Le niveau économique de l'archipel des Comores étant très inférieur à celui de Mayotte, ce territoire est très attractif. Selon le rapport sur l'immigration comorienne à Mayotte remis en 2012 au Gouvernement par Alain Christnacht, conseiller d'État, l'immigration irrégulière représenterait 75 000 personnes, soit 34 % de la population de l'île, et cause de forts déséquilibres sociaux et économiques qu'il convient de contenir.

Dans un avis du 20 mai 2010, le Conseil d’État a considéré les dispositions nouvelles compatibles avec le régime de l'identité législative de l'article 73 de la Constitution, dès lors que ces adaptations n'étaient pas disproportionnées ni n'excédaient ce qui est strictement requis pour tenir compte des « caractéristiques et contraintes » de Mayotte.

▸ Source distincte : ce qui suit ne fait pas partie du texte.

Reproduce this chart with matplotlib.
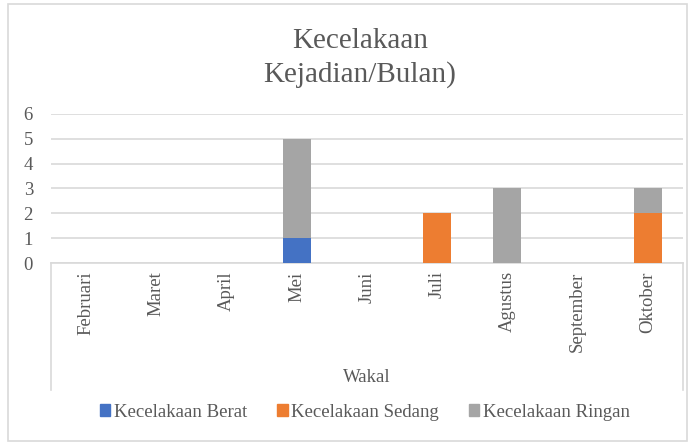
import numpy as np
import matplotlib.pyplot as plt
from matplotlib.patches import Rectangle
from matplotlib.lines import Line2D

# data
months = ["Februari", "Maret", "April", "Mei", "Juni", "Juli", "Agustus", "September", "Oktober"]
berat = [0, 0, 0, 1, 0, 0, 0, 0, 0]
sedang = [0, 0, 0, 0, 0, 2, 0, 0, 2]
ringan = [0, 0, 0, 4, 0, 0, 3, 0, 1]
series_names = ["Kecelakaan Berat", "Kecelakaan Sedang", "Kecelakaan Ringan"]
colors = ["#4472C4", "#ED7D31", "#A5A5A5"]

plt.rcParams["font.family"] = ["Liberation Serif", "DejaVu Serif"]
text_col = "#595959"
grid_col = "#D9D9D9"

fig = plt.figure(figsize=(6.94, 4.44), dpi=100)
W, H = 694, 444
ax = fig.add_axes([51 / W, 1 - 263 / H, (683 - 51) / W, (263 - 114) / H])

x = np.arange(len(months))
berat = np.array(berat)
sedang = np.array(sedang)
ringan = np.array(ringan)
ax.bar(x, berat, width=0.4, color=colors[0], zorder=3)
ax.bar(x, sedang, width=0.4, bottom=berat, color=colors[1], zorder=3)
ax.bar(x, ringan, width=0.4, bottom=berat + sedang, color=colors[2], zorder=3)

ax.set_xlim(-0.5, len(months) - 0.5)
ax.set_ylim(0, 6)
ax.set_yticks(range(7))
ax.yaxis.grid(True, color=grid_col, linewidth=1.2, zorder=0)
ax.set_xticks(x)
ax.set_xticklabels(months, rotation=90, va="top", ha="center")
ax.tick_params(axis="both", length=0, labelsize=13.5, colors=text_col)
ax.tick_params(axis="y", pad=13)
ax.tick_params(axis="x", pad=6)
for s in ["left", "right", "top"]:
    ax.spines[s].set_visible(False)
ax.spines["bottom"].set_color(grid_col)
ax.spines["bottom"].set_linewidth(1.2)

# category axis box lines
for xp in [51, 683]:
    fig.add_artist(Line2D([xp / W, xp / W], [1 - 263 / H, 1 - 390 / H],
                          color=grid_col, linewidth=1.2))

fig.text(367 / W, 1 - 378 / H, "Wakal", ha="center", va="center", fontsize=13.5, color=text_col)
fig.text(360 / W, 1 - 58 / H, "Kecelakaan\nKejadian/Bulan)", ha="center", va="center",
         fontsize=21, color=text_col, linespacing=1.3)

handles = [Rectangle((0, 0), 1, 1, color=c) for c in colors]
fig.legend(handles, series_names, loc="center", bbox_to_anchor=(365 / W, 1 - 412 / H),
           ncol=3, frameon=False, fontsize=13.5, handlelength=0.55, handleheight=0.55,
           handletextpad=0.2, columnspacing=1.6, labelcolor=text_col)

# outer chart border
fig.add_artist(Rectangle((8 / W, 1 - 441 / H), (687 - 8) / W, (441 - 4) / H,
                         fill=False, edgecolor=grid_col, linewidth=1.2,
                         transform=fig.transFigure))

fig.savefig("out.png", dpi=100)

Compte tenu de l'importance de l'immigration irrégulière à Mayotte et dans le souci de ne pas l'aggraver, il a été décidé de maintenir la validité territoriale limitée des cartes de séjour temporaire délivrées par le préfet de Mayotte au seul territoire mahorais. Dès lors, si le bénéficiaire souhaite se rendre en France métropolitaine ou dans un département d'outre-mer, il doit solliciter une autorisation auprès du préfet de Mayotte.

Des exceptions ont toutefois été prévues, ce qui constitue une évolution sensible par rapport à la situation qui prévalait avant 2014. Ainsi, toutes les cartes de résident, et certaines cartes de séjour temporaire telles que celles portant les mentions « scientifique », « carte bleue européenne », « protection subsidiaire », délivrées à Mayotte permettent la circulation et l'installation sur le territoire métropolitain. Auparavant, les titulaires de ces titres de séjour, qui représentent la majorité des titres en circulation à Mayotte, ne pouvaient circuler librement sur le territoire métropolitain.

La situation migratoire à Mayotte implique une adaptation progressive de nos textes et leur évaluation en continu. Le Gouvernement sera attentif à l'évolution de la situation à Mayotte et pourra proposer, le cas échéant, une adaptation du cadre législatif.

M. le président. La parole est à M. Boinali Said.

M. Boinali Said. Je vous remercie, madame la secrétaire d'État, de toutes ces précisions.